Another quick thing that I ran into when implementing this code was that my vars_sum macro was getting cut off by running it through the substr to get rid of that last plus sign. As you probably know, STATA's max string length is 244 characters. So if you have long variable names or many variables to check for non-zero values, your formula might hit the max character length for strings. Since the maximum characters allowed in a macro is much larger, I kept my formula in the macro domain like so:
unab vars : _var1-_var39;
local vars_count : word count `vars';
local z = 1;
foreach x of local vars {;
if `z' == `vars_count' {;
local vars_sum "`vars_sum' (`x' != 0 & `x' < .)";
continue;
};
else {;
local vars_sum "`vars_sum' (`x' != 0 & `x' < .) +";
};
local z = `z' + 1;
};
gen _var_count = `vars_sum';
My code is delimited with a ';', and I needed to count all non-zero non-missing values, hence the addition of the `x'<. statement to your formula.
No. 6 — May 5th, 2009 at 11:37 pm
I figured that the equal sign in the definition of local var_sum was going to bite if the full expression turned out to be longer than 244 characters. And of course you can run through that many characters pretty quickly if your logical operators are compounded -- as in your case, where you want both non-zero and non-missing instances.
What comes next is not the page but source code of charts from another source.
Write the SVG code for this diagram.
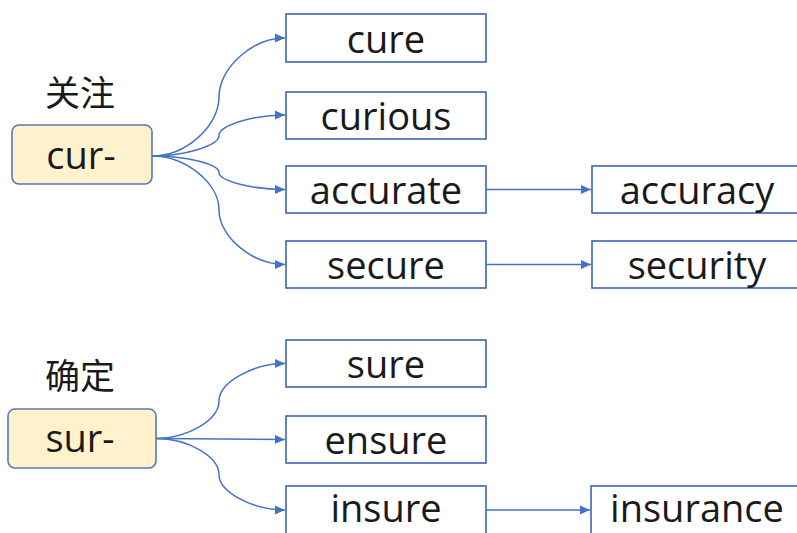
<svg xmlns="http://www.w3.org/2000/svg" width="797" height="533" viewBox="0 0 797 533">
<defs>
<marker id="ah" markerUnits="userSpaceOnUse" markerWidth="12" markerHeight="10" refX="10" refY="5" orient="auto">
<path d="M0,0.6 L10,5 L0,9.4 Z" fill="#4472C4"/>
</marker>
</defs>
<style>
.root rect{fill:#FFF2CC;stroke:#5679B5;stroke-width:1.6}
.word rect{fill:#FFFFFF;stroke:#3F64AE;stroke-width:1.6}
.t{font-family:"Open Sans","Liberation Sans",sans-serif;font-size:38px;fill:#1a1a1a;text-anchor:middle}
.zh{font-family:"Noto Sans CJK SC","Noto Sans",sans-serif;font-size:35px;fill:#1a1a1a;text-anchor:middle}
.c path{fill:none;stroke:#4472C4;stroke-width:1.5;marker-end:url(#ah)}
</style>
<rect width="797" height="533" fill="#FFFFFF"/>
<g class="c" id="connectors">
<path d="M152,156 C185.5,156 219,126.5 219,97 C219,67.5 252.5,38 285,38"/>
<path d="M152,156 C185.5,156 219,145.5 219,135.5 C219,125.5 252.5,115 285,115"/>
<path d="M152,156 C185.5,156 219,164 219,172.5 C219,181 252.5,189.5 285,189.5"/>
<path d="M152,156 C185.5,156 219,183 219,210 C219,237 252.5,264.5 285,264.5"/>
<path d="M486,189.5 L591,189.5"/>
<path d="M486,264.5 L591,264.5"/>
<path d="M156,438.5 C188.5,438.5 219,419.5 219,401 C219,382.5 252.5,363.5 285,363.5"/>
<path d="M156,438.5 L285,439.5"/>
<path d="M156,438.5 C188.5,438.5 219,457 219,474.5 C219,492 252.5,510 285,510"/>
<path d="M486,510 L590,510"/>
</g>
<g id="label-guanzhu"><text class="zh" x="80" y="106">关注</text></g>
<g id="label-queding"><text class="zh" x="80" y="389">确定</text></g>
<g class="root" id="node-cur"><rect x="12" y="125" width="140" height="59" rx="7"/><text class="t" x="81" y="169">cur-</text></g>
<g class="root" id="node-sur"><rect x="8" y="409" width="148" height="59" rx="7"/><text class="t" x="80" y="452">sur-</text></g>
<g class="word" id="node-cure"><rect x="286" y="14" width="200" height="48"/><text class="t" x="386" y="53">cure</text></g>
<g class="word" id="node-curious"><rect x="286" y="92" width="200" height="47"/><text class="t" x="386" y="130">curious</text></g>
<g class="word" id="node-accurate"><rect x="286" y="166" width="200" height="47"/><text class="t" x="386" y="204">accurate</text></g>
<g class="word" id="node-secure"><rect x="286" y="241" width="200" height="47"/><text class="t" x="386" y="279">secure</text></g>
<g class="word" id="node-accuracy"><rect x="592" y="166" width="210" height="47"/><text class="t" x="697" y="204">accuracy</text></g>
<g class="word" id="node-security"><rect x="592" y="241" width="210" height="47"/><text class="t" x="697" y="279">security</text></g>
<g class="word" id="node-sure"><rect x="286" y="340" width="200" height="47"/><text class="t" x="386" y="378">sure</text></g>
<g class="word" id="node-ensure"><rect x="286" y="416" width="200" height="47"/><text class="t" x="386" y="454">ensure</text></g>
<g class="word" id="node-insure"><rect x="286" y="486" width="200" height="60"/><text class="t" x="386" y="522">insure</text></g>
<g class="word" id="node-insurance"><rect x="591" y="486" width="211" height="60"/><text class="t" x="697" y="522">insurance</text></g>
</svg>
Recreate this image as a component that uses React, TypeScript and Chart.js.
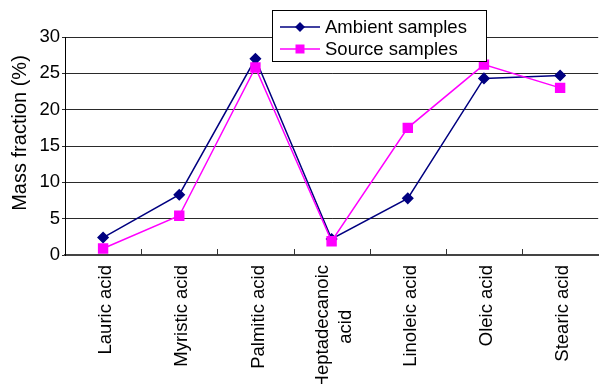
import React, { useEffect, useRef } from "react";
import { Chart, registerables } from "chart.js";

Chart.register(...registerables);

// Fatty acid categories (multi-line labels as arrays)
const categories: (string | string[])[] = [
  "Lauric acid",
  "Myristic acid",
  "Palmitic acid",
  ["Heptadecanoic", "acid"],
  "Linoleic acid",
  "Oleic acid",
  "Stearic acid",
];

// Mass fraction (%) per fatty acid
const ambientSamples = [2.4, 8.3, 27.0, 2.2, 7.8, 24.3, 24.7];
const sourceSamples = [0.9, 5.4, 25.8, 1.9, 17.5, 26.2, 23.0];

const yTicks = [0, 5, 10, 15, 20, 25, 30];
const yTitle = "Mass fraction (%)";

const FONT = '"Liberation Sans", Arial, Helvetica, sans-serif';
const NAVY = "#000080";
const MAGENTA = "#FF00FF";

// Draws the rotated category labels, inner tick marks, y title and the boxed legend
const decorations = {
  id: "decorations",
  afterDraw(chart: any) {
    const ctx = chart.ctx as CanvasRenderingContext2D;
    const xs = chart.scales.x;
    const area = chart.chartArea;
    ctx.save();

    // inner tick marks between categories on the x axis
    ctx.strokeStyle = "#333";
    ctx.lineWidth = 1;
    const n = chart.data.labels.length;
    const slot = (area.right - area.left) / n;
    for (let i = 1; i < n; i++) {
      const x = Math.round(area.left + i * slot) + 0.5;
      ctx.beginPath();
      ctx.moveTo(x, area.bottom - 6);
      ctx.lineTo(x, area.bottom);
      ctx.stroke();
    }

    // rotated category labels
    ctx.fillStyle = "#000";
    ctx.font = `18.5px ${FONT}`;
    ctx.textAlign = "center";
    ctx.textBaseline = "middle";
    const lineGap = 23.5;
    chart.data.labels.forEach((lab: string | string[], i: number) => {
      const lines = Array.isArray(lab) ? lab : [lab];
      const maxW = Math.max(...lines.map((l) => ctx.measureText(l).width));
      const cx = xs.getPixelForValue(i) + 3;
      const top = area.bottom + 10;
      ctx.save();
      ctx.translate(cx, top);
      ctx.rotate(-Math.PI / 2);
      lines.forEach((l, j) => {
        const off = (j - (lines.length - 1) / 2) * lineGap;
        ctx.fillText(l, -maxW / 2, off);
      });
      ctx.restore();
    });

    // y axis title
    ctx.save();
    ctx.font = `20px ${FONT}`;
    ctx.translate(20, 133);
    ctx.rotate(-Math.PI / 2);
    ctx.fillText(yTitle, 0, 0);
    ctx.restore();

    // legend box
    const bx = 272.5, by = 10.5, bw = 214, bh = 51;
    ctx.fillStyle = "#fff";
    ctx.fillRect(bx, by, bw, bh);
    ctx.strokeStyle = "#000";
    ctx.lineWidth = 1;
    ctx.strokeRect(bx, by, bw, bh);
    ctx.font = `18.5px ${FONT}`;
    ctx.textAlign = "left";
    const rows = [27, 49];
    chart.data.datasets.forEach((ds: any, i: number) => {
      const y = rows[i];
      ctx.strokeStyle = ds.borderColor;
      ctx.lineWidth = 1.5;
      ctx.beginPath();
      ctx.moveTo(280, y);
      ctx.lineTo(320, y);
      ctx.stroke();
      ctx.fillStyle = ds.pointBackgroundColor;
      ctx.beginPath();
      if (ds.pointStyle === "rectRot") {
        const r = 5;
        ctx.moveTo(300, y - r);
        ctx.lineTo(300 + r, y);
        ctx.lineTo(300, y + r);
        ctx.lineTo(300 - r, y);
        ctx.closePath();
      } else {
        ctx.rect(300 - 4.5, y - 4.5, 9, 9);
      }
      ctx.fill();
      ctx.fillStyle = "#000";
      ctx.fillText(ds.label, 325, y + 1);
    });

    ctx.restore();
  },
};

export default function App() {
  const canvasRef = useRef<HTMLCanvasElement | null>(null);

  useEffect(() => {
    const canvas = canvasRef.current;
    if (!canvas) return;
    const chart = new Chart(canvas, {
      type: "line",
      data: {
        labels: categories as any,
        datasets: [
          {
            label: "Ambient samples",
            data: ambientSamples,
            borderColor: NAVY,
            backgroundColor: NAVY,
            pointBackgroundColor: NAVY,
            pointBorderColor: NAVY,
            pointStyle: "rectRot",
            pointRadius: 5,
            borderWidth: 1.5,
            tension: 0,
            order: 1,
          },
          {
            label: "Source samples",
            data: sourceSamples,
            borderColor: MAGENTA,
            backgroundColor: MAGENTA,
            pointBackgroundColor: MAGENTA,
            pointBorderColor: MAGENTA,
            pointStyle: "rect",
            pointRadius: 6.3,
            borderWidth: 1.5,
            tension: 0,
            order: 0,
          },
        ],
      },
      options: {
        responsive: false,
        animation: false,
        layout: { padding: { left: 0, right: 1, top: 37, bottom: 0 } },
        plugins: {
          legend: { display: false },
          tooltip: { enabled: false },
          title: { display: false },
        },
        scales: {
          x: {
            type: "category",
            offset: true,
            grid: { display: false },
            border: { display: true, color: "#444", width: 2 },
            ticks: { display: false },
            afterFit: (scale: any) => {
              scale.height = 129;
            },
          },
          y: {
            min: 0,
            max: 30,
            afterBuildTicks: (scale: any) => {
              scale.ticks = yTicks.map((v) => ({ value: v }));
            },
            grid: {
              color: "#2a2a2a",
              lineWidth: 1,
              drawTicks: true,
              tickLength: 3,
            },
            border: { display: true, color: "#000", width: 1 },
            ticks: {
              color: "#000",
              padding: 2,
              font: { family: FONT, size: 18.5 },
            },
            afterFit: (scale: any) => {
              scale.width = 65;
            },
          },
        },
      },
      plugins: [decorations],
    });
    return () => chart.destroy();
  }, []);

  return (
    <div style={{ position: "absolute", left: 0, top: 0, width: 606, height: 384, background: "#fff" }}>
      <canvas ref={canvasRef} width={606} height={384} style={{ display: "block" }} />
    </div>
  );
}
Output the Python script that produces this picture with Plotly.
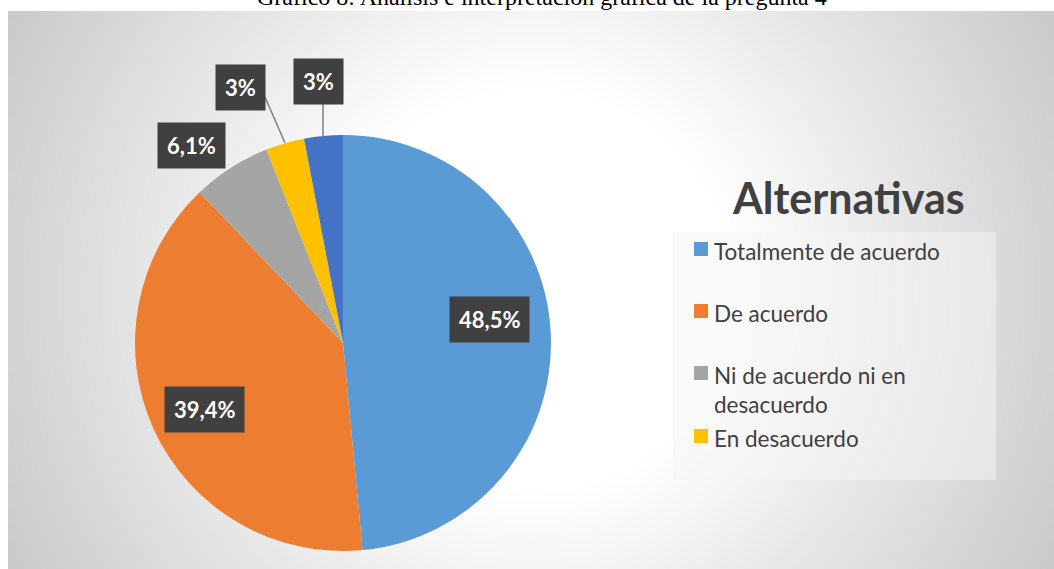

Nice hack, that if-else workaround.
No. 7 — May 7th, 2009 at 10:18 pm
To add to the above comments, using the egen function -rownonmiss()- in place of your initial command:
gen _var4=(_var1!=0)+(_var2!=0)+(_var3!=0)
may be better in some cases where you have missing values or string values in your observations.
EX:
your command above still counts missing values, if you wanted to run the same command but not count missing values you could run:
egen _var4 = rownonmiss(_var*) if _var1!=0 | _var2!=0 | _var3!=0
Another approach is that the rononmiss() option can count the number of non-zero, non-missing observations in a row, even if there are string values present by using the "strok" option, e.g.,
egen _var4 = rownonmiss(_var*) if _var1!=0 | _var2!=0 | _var3!=0, strok
No. 8 — May 8th, 2009 at 10:13 am
I had no idea that rownonmiss() even existed. Thank you.